You can also modify the NFS client that runs on your UNIX box, Macintosh,
IBM or whatever, and thereby access any files on someone's server by simply
claiming you are them. It certainly doesn't matter what language it's
written in, or what operating system is being used.
The only danger from Symbolics systems is that it's generally very easy to
write computer programs on them, and you have the source code for our NFS
implementation available to start from, so it all becomes easily tractable.
More notes:
1. Under SunOS, I think you can specify the hosts your NFS server will trust.
Anyone on those hosts is free to claim to be anybody at all on the server.
2. NFS tries not let anyone claim to be "root" (UID 0), and makes them be
"nobody" (UID -2) instead, to prevent attacks as root. (That is, security
is based on the fact that only root's files are of any importance to anybody,
and then "root" is never allowed any access.)

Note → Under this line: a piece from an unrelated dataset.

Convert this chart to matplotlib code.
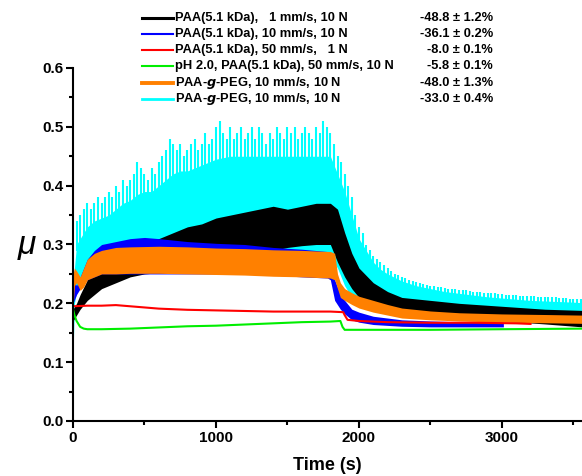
import numpy as np
import matplotlib
matplotlib.use("Agg")
from matplotlib import pyplot as plt
from matplotlib.lines import Line2D

plt.rcParams["font.family"] = ["Liberation Sans", "DejaVu Sans"]
plt.rcParams["font.weight"] = "bold"

# legend entries and friction change
labels = [
    "PAA(5.1 kDa),   1 mm/s, 10 N",
    "PAA(5.1 kDa), 10 mm/s, 10 N",
    "PAA(5.1 kDa), 50 mm/s,   1 N",
    "pH 2.0, PAA(5.1 kDa), 50 mm/s, 10 N",
    "PAA-$g$-PEG, 10 mm/s, 10 N",
    "PAA-$g$-PEG, 10 mm/s, 10 N",
]
changes = ["-48.8 \u00b1 1.2%", "-36.1 \u00b1 0.2%", "-8.0 \u00b1 0.1%",
           "-5.8 \u00b1 0.1%", "-48.0 \u00b1 1.3%", "-33.0 \u00b1 0.4%"]
colors = ["black", "#0000ff", "#ff0000", "#00ee00", "#ff8000", "#00ffff"]
handle_lw = [2.2, 1.5, 1.5, 1.5, 2.8, 2.0]

# cyan: PAA-g-PEG 10 mm/s -- solid band (low..valley) plus spikes every 25 s
t_cyan = [0, 10, 25, 50, 100, 150, 200, 250, 300, 350, 400, 450, 500, 550, 600,
          650, 700, 750, 800, 850, 900, 950, 1000, 1100, 1200, 1300, 1400, 1500,
          1600, 1700, 1800, 1850, 1900, 1950, 2000, 2050, 2100, 2150, 2200, 2300,
          2400, 2500, 2600, 2700, 2800, 2900, 3000, 3100, 3200, 3300, 3400, 3500,
          3560]
cyan_valley = [0.22, 0.26, 0.30, 0.31, 0.33, 0.34, 0.345, 0.35, 0.36, 0.37,
               0.375, 0.385, 0.39, 0.39, 0.40, 0.41, 0.42, 0.425, 0.425, 0.43,
               0.435, 0.44, 0.445, 0.45, 0.45, 0.45, 0.45, 0.45, 0.45, 0.45,
               0.45, 0.42, 0.39, 0.35, 0.31, 0.29, 0.27, 0.258, 0.25, 0.238,
               0.23, 0.225, 0.22, 0.217, 0.214, 0.211, 0.209, 0.207, 0.205,
               0.204, 0.203, 0.202, 0.201]
cyan_low = [0.11, 0.20, 0.22, 0.24, 0.25, 0.26, 0.27, 0.27, 0.27, 0.28, 0.28,
            0.28, 0.28, 0.28, 0.28, 0.28, 0.28, 0.28, 0.28, 0.28, 0.28, 0.28,
            0.28, 0.28, 0.28, 0.28, 0.28, 0.28, 0.28, 0.28, 0.28, 0.26, 0.23,
            0.21, 0.20, 0.195, 0.19, 0.188, 0.186, 0.184, 0.182, 0.181, 0.18,
            0.18, 0.179, 0.179, 0.178, 0.178, 0.178, 0.178, 0.177, 0.177, 0.177]
t_spike = np.arange(0, 3551, 25)
cyan_peak = [
    0.26, 0.34, 0.35, 0.36, 0.37, 0.36, 0.37, 0.38, 0.37,
    0.38, 0.39, 0.38, 0.40, 0.39, 0.41, 0.40, 0.41,
    0.42, 0.44, 0.43, 0.42, 0.41, 0.43, 0.42, 0.44,
    0.45, 0.46, 0.48, 0.47, 0.46, 0.47, 0.45, 0.46,
    0.47, 0.48, 0.46, 0.47, 0.49, 0.47, 0.48, 0.50,
    0.51, 0.49, 0.48, 0.50, 0.48, 0.49, 0.50, 0.48,
    0.49, 0.50, 0.48, 0.50, 0.49, 0.47, 0.49, 0.48,
    0.50, 0.49, 0.48, 0.50, 0.49, 0.50, 0.48, 0.49,
    0.50, 0.49, 0.48, 0.50, 0.49, 0.51, 0.50, 0.49,
    0.47, 0.45, 0.44, 0.42, 0.40, 0.38, 0.35, 0.33,
    0.32, 0.30, 0.29, 0.28, 0.275, 0.27, 0.265, 0.26,
    0.255, 0.25, 0.248, 0.245, 0.243, 0.24, 0.238, 0.236,
    0.235, 0.233, 0.232, 0.23, 0.229, 0.228, 0.227, 0.226,
    0.225, 0.225, 0.224, 0.223, 0.222, 0.222, 0.221, 0.22,
    0.22, 0.219, 0.218, 0.218, 0.217, 0.217, 0.216, 0.216,
    0.215, 0.215, 0.214, 0.214, 0.213, 0.213, 0.213, 0.212,
    0.212, 0.211, 0.211, 0.211, 0.21, 0.21, 0.21, 0.209,
    0.209, 0.209, 0.208, 0.208, 0.208, 0.207,
]
spike_base = 0.85  # spike foot as a fraction of its tip

# black: PAA 1 mm/s
t_black = [0, 25, 50, 100, 150, 200, 300, 400, 500, 600, 700, 800, 900, 1000,
           1100, 1200, 1300, 1400, 1500, 1600, 1700, 1800, 1850, 1900, 1950,
           2000, 2100, 2200, 2300, 2500, 2700, 3000, 3300, 3560]
black_high = [0.19, 0.20, 0.215, 0.24, 0.255, 0.265, 0.28, 0.295, 0.305, 0.31,
              0.32, 0.33, 0.335, 0.345, 0.35, 0.355, 0.36, 0.365, 0.36, 0.365,
              0.37, 0.37, 0.36, 0.32, 0.285, 0.26, 0.235, 0.22, 0.21, 0.205,
              0.20, 0.195, 0.19, 0.188]
black_low = [0.17, 0.18, 0.19, 0.205, 0.215, 0.225, 0.235, 0.245, 0.25, 0.252,
             0.255, 0.258, 0.262, 0.266, 0.27, 0.275, 0.282, 0.29, 0.295, 0.298,
             0.3, 0.3, 0.27, 0.245, 0.225, 0.21, 0.198, 0.19, 0.186, 0.18, 0.176,
             0.17, 0.165, 0.16]

# blue: PAA 10 mm/s
t_blue = [0, 25, 50, 100, 150, 200, 300, 400, 500, 600, 800, 1000, 1200, 1400,
          1600, 1780, 1800, 1830, 1870, 1900, 1950, 2000, 2100, 2300, 2500, 2800,
          3010]
blue_high = [0.24, 0.23, 0.245, 0.275, 0.29, 0.30, 0.305, 0.31, 0.312, 0.31,
             0.305, 0.302, 0.30, 0.295, 0.292, 0.288, 0.285, 0.24, 0.215, 0.205,
             0.19, 0.185, 0.178, 0.172, 0.17, 0.168, 0.168]
blue_low = [0.20, 0.215, 0.225, 0.24, 0.245, 0.25, 0.25, 0.25, 0.25, 0.25, 0.25,
            0.25, 0.25, 0.248, 0.245, 0.243, 0.24, 0.205, 0.19, 0.182, 0.172,
            0.168, 0.164, 0.161, 0.16, 0.16, 0.16]

# orange: PAA-g-PEG 10 mm/s
t_orange = [0, 10, 25, 50, 75, 100, 150, 200, 300, 400, 600, 800, 1000, 1200,
            1400, 1600, 1800, 1830, 1850, 1870, 1900, 1950, 2000, 2100, 2200,
            2300, 2500, 2700, 3000, 3300, 3560]
orange_high = [0.25, 0.26, 0.255, 0.245, 0.26, 0.275, 0.285, 0.29, 0.295, 0.296,
               0.297, 0.296, 0.294, 0.293, 0.291, 0.29, 0.288, 0.285, 0.25,
               0.235, 0.225, 0.218, 0.212, 0.205, 0.198, 0.192, 0.187, 0.184,
               0.182, 0.181, 0.18]
orange_low = [0.19, 0.23, 0.235, 0.222, 0.228, 0.24, 0.245, 0.25, 0.25, 0.251,
              0.251, 0.25, 0.249, 0.248, 0.246, 0.245, 0.243, 0.24, 0.225, 0.21,
              0.205, 0.198, 0.192, 0.185, 0.18, 0.175, 0.172, 0.17, 0.168, 0.167,
              0.166]

# red: PAA 50 mm/s, 1 N
t_red = [0, 100, 200, 300, 400, 500, 600, 700, 800, 1000, 1200, 1400, 1600,
         1800, 1890, 1900, 1920, 2000, 2200, 2500, 2800, 3100, 3200]
red_mu = [0.195, 0.196, 0.196, 0.197, 0.195, 0.193, 0.191, 0.19, 0.189, 0.188,
          0.187, 0.186, 0.186, 0.186, 0.185, 0.18, 0.172, 0.17, 0.168, 0.167,
          0.167, 0.166, 0.165]

# green: pH 2.0, PAA 50 mm/s, 10 N
t_green = [0, 10, 25, 50, 75, 100, 200, 400, 600, 800, 1000, 1200, 1400, 1600,
           1800, 1870, 1885, 1900, 2000, 2500, 3000, 3560]
green_mu = [0.19, 0.18, 0.17, 0.16, 0.157, 0.156, 0.156, 0.157, 0.159, 0.161,
            0.162, 0.164, 0.166, 0.168, 0.169, 0.17, 0.16, 0.155, 0.155, 0.155,
            0.156, 0.157]

fig = plt.figure(figsize=(5.82, 4.76), dpi=100)
ax = fig.add_axes([73 / 582, 1 - 421 / 476, 1 - 73 / 582, (421 - 68) / 476])

ax.fill_between(t_cyan, cyan_low, cyan_valley, color=colors[5], lw=0, zorder=1)
peaks = np.array(cyan_peak)
ax.vlines(t_spike, peaks * spike_base, peaks, color=colors[5], lw=1.5,
          zorder=1)
ax.fill_between(t_black, black_low, black_high, color=colors[0], lw=0, zorder=2)
ax.fill_between(t_blue, blue_low, blue_high, color=colors[1], lw=0, zorder=3)
ax.fill_between(t_orange, orange_low, orange_high, color=colors[4], lw=0,
                zorder=4)
ax.plot(t_red, red_mu, color=colors[2], lw=1.5, zorder=5)
ax.plot(t_green, green_mu, color=colors[3], lw=1.5, zorder=6)

ax.set_xlim(0, 3560)
ax.set_ylim(0, 0.6)
ax.set_xticks([0, 1000, 2000, 3000])
ax.set_xticks([500, 1500, 2500, 3500], minor=True)
ax.set_yticks(np.arange(0, 0.61, 0.1))
ax.set_yticks(np.arange(0.05, 0.6, 0.1), minor=True)
ax.yaxis.set_major_formatter(matplotlib.ticker.FormatStrFormatter("%.1f"))
for s in ["top", "right"]:
    ax.spines[s].set_visible(False)
for s in ["left", "bottom"]:
    ax.spines[s].set_linewidth(1.5)
    ax.spines[s].set_zorder(10)
ax.tick_params(which="major", length=5, width=1.5, labelsize=11, pad=2)
ax.tick_params(which="minor", length=3, width=1.5)
for lab in ax.get_xticklabels() + ax.get_yticklabels():
    lab.set_fontweight("bold")
ax.set_xlabel("Time (s)", fontsize=13, fontweight="bold", labelpad=9)
fig.text(27 / 582, 1 - 245 / 476, "\u03bc", fontsize=24, style="italic",
         fontweight="normal", ha="center", va="center")

# legend drawn by hand
row_y = [17.7, 34.0, 50.0, 66.3, 82.7, 99.0]
for i in range(6):
    yf = 1 - row_y[i] / 476
    fig.add_artist(Line2D([142 / 582, 173 / 582], [yf, yf], color=colors[i],
                          lw=handle_lw[i], transform=fig.transFigure))
    fig.text(175 / 582, yf, labels[i], fontsize=9.3, fontweight="bold",
             va="center", ha="left")
    fig.text(493 / 582, yf, changes[i], fontsize=9.3, fontweight="bold",
             va="center", ha="right")

fig.savefig("out.png", dpi=100)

3. There is this DES_AUTH thing, which uses an encrypted timestamp as the
verifier. (First you do a key-exchange protocol.) DES_AUTH does not
include semantics for identifying UNIX users or talking about what
permissions they are asking for. In the SunOS 4.1 documentation, SUN
has not yet specified how NFS might use DES, but they mention that
they intend to someday design, document, and implement that.
(Someone who has more UNIX and NFS/RPC expertise than I do may need to
correct me on some or all of this. My understanding of the subject is about
one hour old: I was surprised by Richard Billington`s claim that there was
no security, so I just now read the relevant part of SUN's NFS and RPC
protocol documentation, and then poked around in the Symbolics NFS code.)